太陽の塔1

【短編】太陽の塔~偉大なる者~③

【短編】太陽の塔~偉大なる者~⓶」の続き

3.「身の程」をしらない偉大なる者

 私が神戸に帰るときはバスで大阪駅に一度降り立ちます。歩いてしばらくすると会いたくもない知り合いに会う田舎とは対照的に、一歩歩けば知らない人と肩がぶつかりそうになります。私は大学に入学したころはこれにどうも適応できず、恐怖を感じていましたが、最近はもうすっかり慣れました。なんら思いを抱くことなくバス降り場から神戸行きの電車に乗るために改札口へと向かうのであります。
 「万博記念公園無料」。電子甲板の文字を見た時、神戸行きの電車に乗ろうと改札口までの道のりを急いでいた私の足はとまりました。とりわけその後の予定はなく、時間は昼過ぎ。私は万博記念公園へと行くことを即決していたのであります。
 元来、太陽の塔を一度生で見てみたいと思っていた私ではありましたが、大阪駅から1時間程度かかることと、乗り換えが必要なことなどの理由で結局のところ行かず仕舞いでした。
 思い入れや強い願望のない私はその時なぜか、万博記念公園へと赴き、太陽の塔を見たいという強い衝動に駆られていたのであります。

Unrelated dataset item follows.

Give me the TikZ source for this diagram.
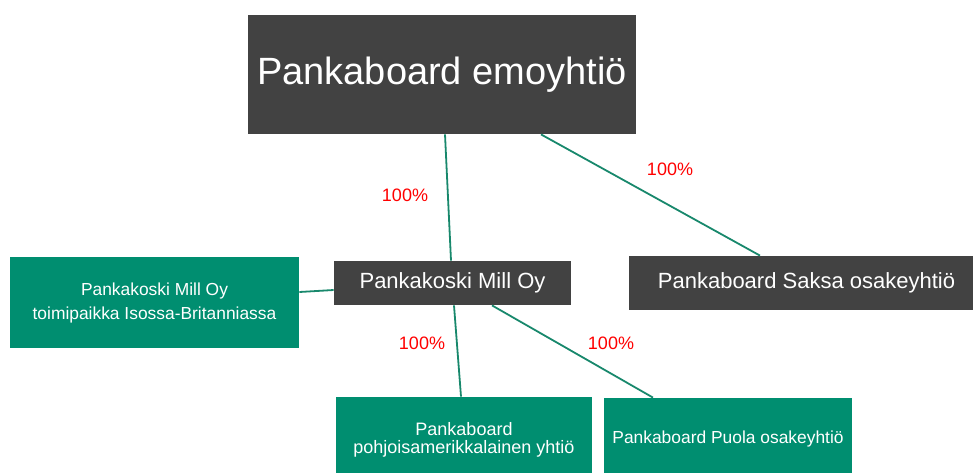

コインロッカーにキャリーバックを預けた私はさっそく、茨木駅へと向かっていました。それから、バスに乗り記念公園へと向かいます。私は万博記念公園のみが存在していると思っていましたが、観覧車があるような施設と万博記念公園が一体化しているということを初めて知りました。バスからまず見える巨大商業施設は、太陽の塔を見たい私にとっては何の興味を抱かせません。バスの外を眺めていると、ちらっと太陽の塔の顔が見えました。目に見える灰色の商業施設に飽き飽きしていた私は大きな喜びを覚えたのであります。ついに来た。私は心の奥では太陽の塔をどこか欲していたのであります。
 そして、また姿は見えなくなりました。そわそわする私。なぜこんなに太陽の塔が見たいのでありましょうか。太陽の塔は私にとってなんら思想的な意味もわからず、そしてそれが建てられた背景すらわからないのであります。わかるのは岡本太郎が建てたことくらいです。しかし、バスの中では太陽の塔が見たくてそわそわとしています。
 ガンバ大阪のユニフォームを着た人々もバスから降りて、いよいよ最寄りのバス停であるエキスポランド前へと着きました。そこからの太陽の塔は木にカモフラージュされ完全には見えないですが、ちらちらとは姿を現すのであります。それがまた私の興奮を煽ります。先ほども申しましたが、この興奮の正体はわかりません。わからないのですが、興奮しているのであります。それは「太陽の塔がなんらかの力によって私を吸い寄せている」という低俗な表現しかできないのであります。
 そして、いよいよ入り口の前にたどり着きました。ここで深呼吸をします。無料の日であったのでチケットを買う必要はありません。そしてゲートをくぐって外に出ると、ついに太陽の塔のお目見えであります。
 それはまるで、一つの絵を見ているようでありました。雲と木々の間に強くそびえたつ太陽の塔。私にはそのような絵のように太陽の塔が見えたのであります。私も含めて静止画の中にいるように感じました。私はまず目の前からじっと眺めます。そして、横に行って眺めます。そして真下からも眺めます。もちろん後ろからも眺めます。
 目の前からの絵のような姿、下からの、横からの、そして後ろからの躍動感。すべてに対して言えることは、「何者でもない。何者にもない。」ということでした。
 外に見える顔は3つあり、背中にまで顔がある。そして、その表情は鋭くなにかをにらみつけている。固定的な観念、何かの束縛。「身の程を知る」ということからこの太陽の塔は生まれたのでありましょうか。決してそうではないと思います。太陽の塔の姿は大そう偉大に見えました。
 そして暖かく私に話しかけたように思えました。「普通じゃなくていい、身の程を知る必要はない。」と。私は心に暖かみが巡ってきて、思わず泣きそうになってしまったのです。そして、厳しく私を叱っているようにも思えました。「君は結局、逃げたいだけじゃないのか。苦労もなければ喜びもないぬるま湯に安住したいだけではないのか。何かを創り出すことはできるのか。」私は太陽の塔にたしかにそう話しかけられたのであります。
 私は最後にもう一度、太陽の塔と向き合いました。そして、堅い約束を交わしました。「もっと私は強く、しなやかに生きる」。太陽の塔はそう約束を交わした私に微笑みました。
 強くそびえたつ、身の程を知らない偉大なる者。その微笑みを目にした私はそう簡単に約束を破ることはできません。

「太陽の塔~偉大なる者~」おわり。